When talking about getting their players to “buy in” to the program and to not be afraid to make mistakes and work together in practice, they had to get them to take off their “Cool” jackets. He explained that the “Cool” jacket was how they described that tough-guy or aloof attitude many players entered their program with. He talked about how the players were afraid to show weakness or make mistakes and that they were above committing to working on the fundamentals in practice. He was adamant that you can’t get your players to really work hard, to sacrifice and to become a team until they take off their “Cool” jackets and be themselves.

I had the opportunity this year, in my role as Assistant Principal, to have many one on one conversations with students. Most of the time, given the fact it was only the two of us, kids would be honest and real with me in my office and I would get a great deal of information out of them about what was going on with them. Without an audience of peers, without the pressure of saving face, students will often show you their true colors and let you in.

I know going back into the classroom, I won’t be afforded the luxury of a private space to talk to students, and the time necessary to have the conversations with them immediately. I remember, as it was only a year ago I was in the classroom, I tried to find the time and the arena for those conversations to take place in the right way, to allow the student the best opportunity to not feel judged by peers or embarrassed by the moment.
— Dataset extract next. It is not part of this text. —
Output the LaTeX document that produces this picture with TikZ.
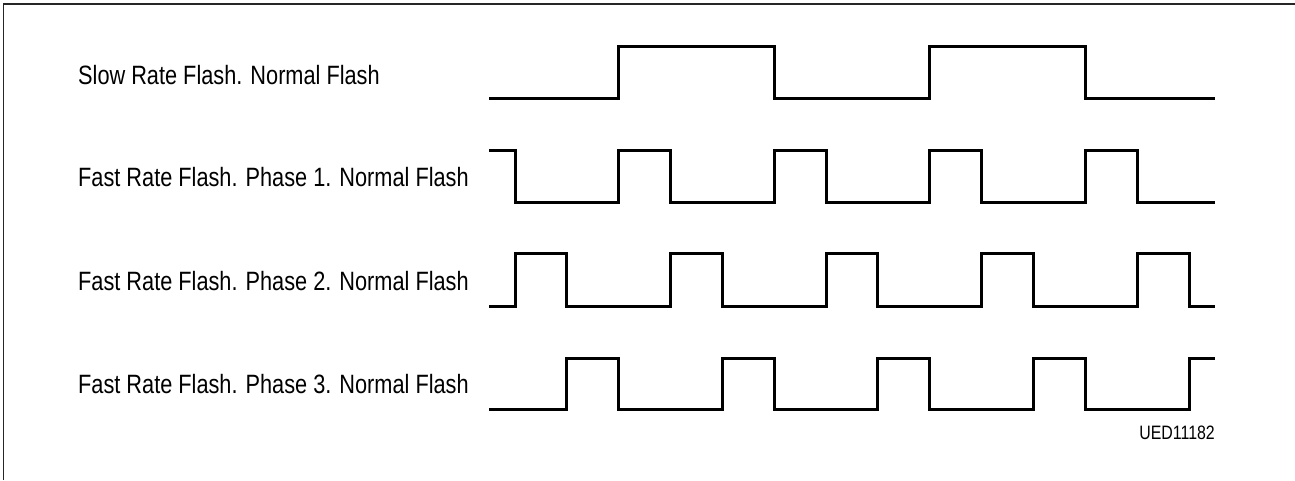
\documentclass[tikz,border=0pt]{standalone}
\usepackage{fontspec}
\setmainfont{Liberation Sans}[FakeStretch=0.82]
\usepackage{tikz}
\usetikzlibrary{positioning}

\begin{document}
\begin{tikzpicture}[
  x=1pt, y=-1pt,
  every node/.style={inner sep=0pt},
  lbl/.style={anchor=base west, font=\fontsize{26.5}{30}\selectfont},
  tag/.style={anchor=base east, font=\fontsize{19.4}{22}\selectfont},
  wave/.style={line width=3pt, line join=miter},
  frame/.style={line width=1.2pt, black!85}
]
\useasboundingbox (0,0) rectangle (1295,480);
% ---------- Frame ----------
\draw[frame] (3.5,480) -- (3.5,4) -- (1295,4);

% ---------- Labels ----------
\node[lbl] (slow) at (78,84) {Slow Rate Flash. Normal Flash};
\node[lbl] (phaseA) at (78,186) {Fast Rate Flash. Phase 1. Normal Flash};
\node[lbl] (phaseB) at (78,290) {Fast Rate Flash. Phase 2. Normal Flash};
\node[lbl] (phaseC) at (78,393) {Fast Rate Flash. Phase 3. Normal Flash};
\node[tag] (code) at (1215,439) {UED11182};

% ---------- Waveforms ----------
\begin{scope}[x=51.85pt, xshift=515pt]
% slow rate
\draw[wave] (-0.5,98) -| (2,46) -| (5,98) -| (8,46) -| (11,98) -- (13.5,98);
% phase 1
\draw[wave] (-0.5,150) -| (0,202) -| (2,150) -| (3,202) -| (5,150) -| (6,202)
  -| (8,150) -| (9,202) -| (11,150) -| (12,202) -- (13.5,202);
% phase 2
\draw[wave] (-0.5,306) -| (0,253) -| (1,306) -| (3,253) -| (4,306) -| (6,253)
  -| (7,306) -| (9,253) -| (10,306) -| (12,253) -| (13,306) -- (13.5,306);
% phase 3
\draw[wave] (-0.5,409) -| (1,358) -| (2,409) -| (4,358) -| (5,409) -| (7,358)
  -| (8,409) -| (10,358) -| (11,409) -| (13,358) -- (13.5,358);
\end{scope}
\end{tikzpicture}
\end{document}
In many of our schools, we still have the cycle of discipline that includes teachers sending their students to the office, removing the problem from the classroom, but also passing the problem off to somebody else. As I said in my post “What My Job Isn’t”, I don’t believe it is a good idea for the administrator to get the chance to “Save the day” while the teacher is left with a broken relationship with the student. Why don’t we try and flip this more often, and have the teacher get the one on one time with the student, while the administrator comes in and covers the class. It is after all, the relationship between teacher and student that is the most crucial to the learning, not the relationship with the administration.
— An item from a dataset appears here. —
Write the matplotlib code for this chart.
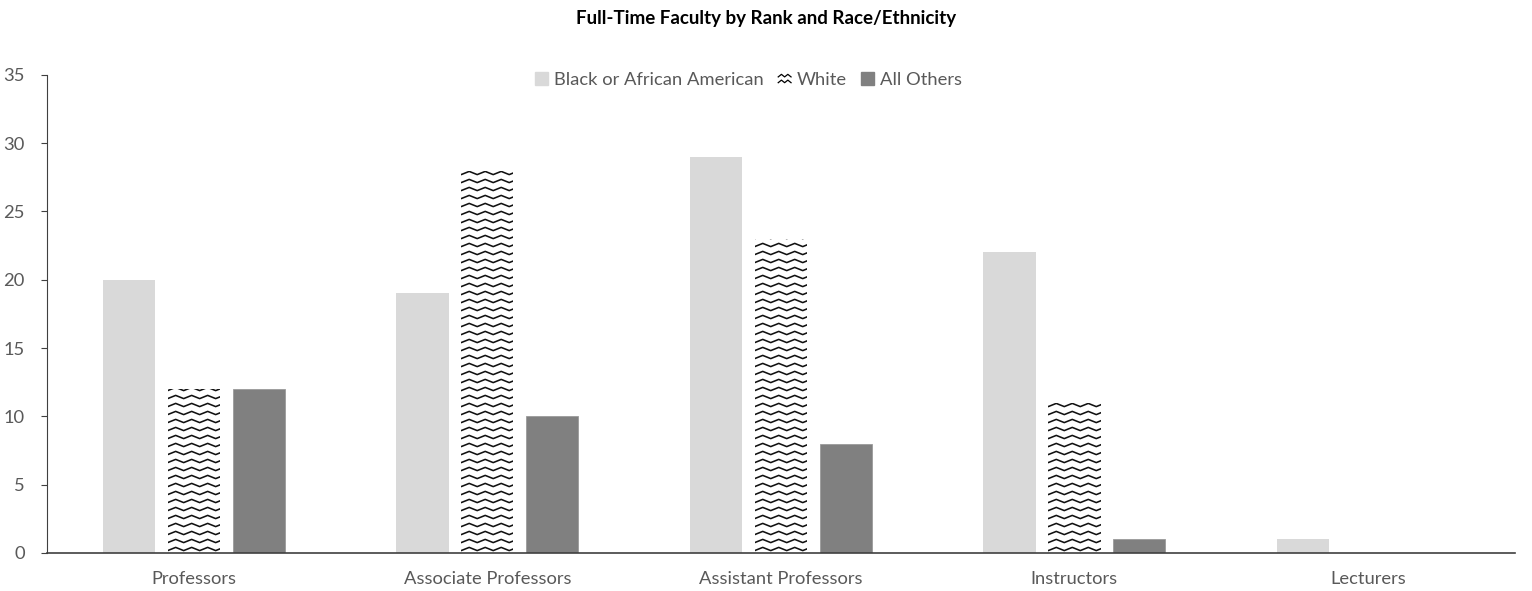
import matplotlib.pyplot as plt
import numpy as np
from matplotlib.patches import Rectangle
from matplotlib.lines import Line2D
from matplotlib.legend_handler import HandlerBase
from matplotlib.transforms import IdentityTransform

plt.rcParams['font.family'] = ['Lato', 'DejaVu Sans']

ranks = ["Professors", "Associate Professors", "Assistant Professors", "Instructors", "Lecturers"]
black = [20, 19, 29, 22, 1]
white = [12, 28, 23, 11, 0]
others = [12, 10, 8, 1, 0]
series = ["Black or African American", "White", "All Others"]

LIGHT = "#d9d9d9"
DARK = "#808080"
TXT = "#595959"
FS = 13.2

fig = plt.figure(figsize=(15.32, 5.91), dpi=100)
ax = fig.add_axes([0.0307, 0.0643, 0.958, 0.809])

x = np.arange(len(ranks))
step = 0.221
w = 0.178
b1 = ax.bar(x - step, black, w, color=LIGHT)
b2 = ax.bar(x, white, w, color="white")
b3 = ax.bar(x + step, others, w, color=DARK, edgecolor="#9a9a9a", linewidth=0.6)

ax.set_xlim(-0.5, len(ranks) - 0.5)
ax.set_ylim(0, 35)
ax.set_yticks(range(0, 36, 5))
ax.set_xticks(x)
ax.set_xticklabels(ranks)
ax.tick_params(axis="x", length=0, pad=13, labelsize=FS, labelcolor=TXT)
ax.tick_params(axis="y", length=4, direction="out", pad=12, labelsize=FS, labelcolor=TXT, color="#404040")
for s in ["top", "right"]:
    ax.spines[s].set_visible(False)
ax.spines["left"].set_color("#404040")
ax.spines["bottom"].set_color("#404040")
ax.spines["bottom"].set_linewidth(1.2)

fig.text(0.5, 0.968, "Full-Time Faculty by Rank and Race/Ethnicity", ha="center", va="center",
         fontsize=13.5, fontweight="bold")


def zigzag(x0, x1, y0, y1, period=16.0, amp=3.2, gap=8.0):
    segs = []
    y = y0 + gap / 2
    while y < y1 + gap:
        xs = np.arange(x0 - period, x1 + period, period / 2)
        ys = y + amp * (np.arange(len(xs)) % 2) - amp / 2
        segs.append((xs, ys))
        y += gap
    return segs


fig.canvas.draw()
for bar in b2:
    if bar.get_height() <= 0:
        continue
    (px0, py0), (px1, py1) = ax.transData.transform(
        [(bar.get_x(), 0), (bar.get_x() + bar.get_width(), bar.get_height())])
    for xs, ys in zigzag(px0, px1, py0, py1):
        ln = Line2D(xs, ys, transform=IdentityTransform(), color="#111111", lw=1.15)
        ax.add_artist(ln)
        ln.set_clip_box(None)
        ln.set_clip_path(bar)


class ZigzagHandler(HandlerBase):
    def create_artists(self, legend, orig, xd, yd, width, height, fontsize, trans):
        arts = []
        for yy in [0.2, 0.65]:
            xs = np.linspace(0, width, 5)
            ys = yy * height + (np.arange(5) % 2) * height * 0.2
            arts.append(Line2D(xs, ys, color="black", lw=0.9, transform=trans))
        return arts


handles = [Rectangle((0, 0), 1, 1, color=LIGHT), Rectangle((0, 0), 1, 1, color="white"),
           Rectangle((0, 0), 1, 1, color=DARK)]
ax.legend(handles, series, loc="upper center", bbox_to_anchor=(0.478, 1.04), ncol=3, frameon=False,
          fontsize=FS, labelcolor=TXT, handlelength=0.7, handleheight=0.7, handletextpad=0.3,
          columnspacing=0.8, handler_map={handles[1]: ZigzagHandler()})

fig.savefig("out.png", dpi=100)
Whether it is switching out with the administration to allow for one on one conversations, following up with a student after school or the next day, or taking a student out in the hall to discuss an issue, are we doing enough to make sure we can get our students to take off their “Cool” jackets and really communicate with us? Next year, this will again be my challenge too, and it will not be any easy one to solve all the time.  As teachers we need to treat our students with the respect they deserve, give them the space they need to feel safe and provide them the compassionate ear to allow them to be heard. Before we will ever see the real person inside our students we need to first help them take that “Cool” jacket off. Only then will we have the chance to connect with them the way we want and the way they often need us to.


2 thoughts on “The “Cool” Jacket

  1. Our vulnerability helps with their vulnerability. Thanks for the reminder to be real, and safe. Although, I’m not sure if I’m ready to give up my Members Only jacket. That’s what you meant by “cool,” right?

  2. Very thought provoking post. “It is after all, the relationship between teacher and student that is the most crucial to the learning.” Which becomes oh so obvious when it’s either really good or really bad! How about scheduling student-teacher conferences as well as parent-teacher conferences? I think both students and teachers would get at least as much value as teachers do when meeting with parents.